A nunatak standing 5 nmi south of Block Peak.
Discovered by R. Admiral Byrd on the ByrdAE flight to the South Pole in November 1929.
Named by him for Paul Block, Jr., son of Paul Block, a patron of the expedition.

===Hayman Nunataks===
.
A small group of isolated nunataks at the east end of the Grosvenor Mountains, 6 nmi north of Larkman Nunatak.

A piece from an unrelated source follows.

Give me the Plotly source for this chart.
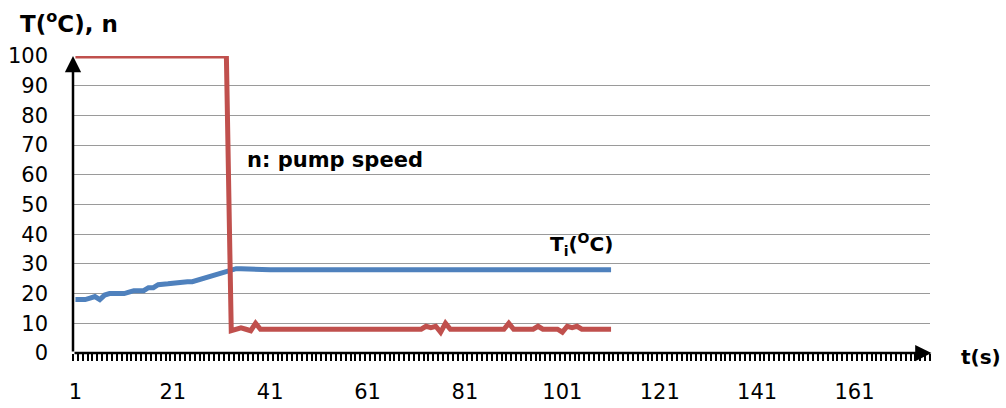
import plotly.graph_objects as go

# ---- data ----
categories = list(range(1, 112))  # time steps 1..111

temperature_ti = [
    18, 18, 18, 18.5, 19, 18, 19.5, 20, 20, 20,
    20, 20.5, 21, 21, 21, 22, 22, 23, 23, 23.3,
    23.5, 23.8, 24, 24, 24, 24.5, 25, 25.3, 25.7, 26.5,
    27, 27.3, 28, 28.4, 28.4, 28.3, 28, 28, 28, 28,
] + [28] * 20 + [28.2] + [28] * 37 + [28.2] + [28] * 12

pump_speed = [100] * 32 + [
    7.5, 8, 8.5, 8, 7.5, 10, 8,
] + [8] * 33 + [
    9, 8.5, 9, 7, 10, 8,
] + [8] * 11 + [10] + [8] * 5 + [9] + [8] * 4 + [
    7, 9, 8.5, 9, 8,
] + [8] * 6

n = len(categories)
temperature_ti = temperature_ti[:n]
pump_speed = pump_speed[:n]

x_tick_labels = [1, 21, 41, 61, 81, 101, 121, 141, 161]
y_ticks = list(range(0, 101, 10))
x_range = [0.5, 176.5]

RED = "#C0504D"
BLUE = "#4F81BD"
FONT = "DejaVu Sans"

fig = go.Figure()
fig.add_trace(go.Scatter(x=categories, y=temperature_ti, mode="lines",
                         line=dict(color=BLUE, width=5), name="Ti"))
fig.add_trace(go.Scatter(x=categories, y=pump_speed, mode="lines",
                         line=dict(color=RED, width=5), name="n"))

L, T = 72.6, 56
W, H = 1006, 408
R = W - 929.7
B = H - 353

fig.update_layout(
    width=W, height=H,
    margin=dict(l=L, r=R, t=T, b=B, pad=0),
    paper_bgcolor="white", plot_bgcolor="white",
    showlegend=False,
    font=dict(family=FONT, size=20, color="black"),
)

fig.update_xaxes(
    range=x_range, showgrid=False, zeroline=False, showline=False,
    automargin=False,
    tickmode="array", tickvals=x_tick_labels,
    ticktext=[str(v) for v in x_tick_labels],
    ticks="", ticklabelstandoff=24,
    tickfont=dict(family=FONT, size=21),
    minor=dict(tick0=0.5, dtick=1, ticks="outside", ticklen=7,
               tickwidth=2.4, tickcolor="black", showgrid=False),
)
fig.update_yaxes(
    range=[0, 100], tickmode="array", tickvals=y_ticks,
    automargin=False,
    showgrid=True, gridcolor="#9a9a9a", gridwidth=1,
    zeroline=False, showline=False, ticks="", ticklabelstandoff=24,
    tickfont=dict(family=FONT, size=21),
)

# axis arrows
fig.add_annotation(x=x_range[1] + 0.3, y=0, ax=x_range[0], ay=0,
                   xref="x", yref="y", axref="x", ayref="y",
                   showarrow=True, arrowhead=2, arrowsize=1.3, arrowwidth=2.5,
                   arrowcolor="black", text="")
fig.add_annotation(x=x_range[0], y=100, ax=x_range[0], ay=0,
                   xref="x", yref="y", axref="x", ayref="y",
                   showarrow=True, arrowhead=2, arrowsize=1.3, arrowwidth=2.5,
                   arrowcolor="black", text="")

# texts
common = dict(showarrow=False, xanchor="center", yanchor="middle")
fig.add_annotation(x=(69 - L) / (929.7 - L), y=(353 - 22) / (353 - T),
                   xref="paper", yref="paper",
                   text="<b>T(<sup>o</sup>C), n</b>",
                   font=dict(family=FONT, size=23), **common)
fig.add_annotation(x=(981 - L) / (929.7 - L), y=(353 - 357) / (353 - T),
                   xref="paper", yref="paper",
                   text="<b>t(s)</b>",
                   font=dict(family=FONT, size=20), **common)
fig.add_annotation(x=54.4, y=65, xref="x", yref="y",
                   text="<b>n: pump speed</b>",
                   font=dict(family=FONT, size=21), **common)
fig.add_annotation(x=105, y=36.5, xref="x", yref="y",
                   text="<b>T<sub>i</sub>(<sup>O</sup>C)</b>",
                   font=dict(family=FONT, size=20), **common)

fig.write_html("out.html", config={"displayModeBar": False},
               post_script="document.body.style.margin='0';")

Named by US-ACAN for Noel R. Hayman, USARP aurora scientist at Hallett Station, 1962.

===Larkman Nunatak===
.
A large, isolated rock nunatak, 2,660 m high, at the southeast end of the Grosvenor Mountains, 12 nmi east of Mauger Nunatak.
Named by the NZGSAE (1961-62) for A.H. Larkman, Chief Engineer of the Aurora, the vessel which transported the Ross Sea Party of Shackleton's Imperial Trans-Antarctic Expedition (1914-17) from Australia to the Ross Sea.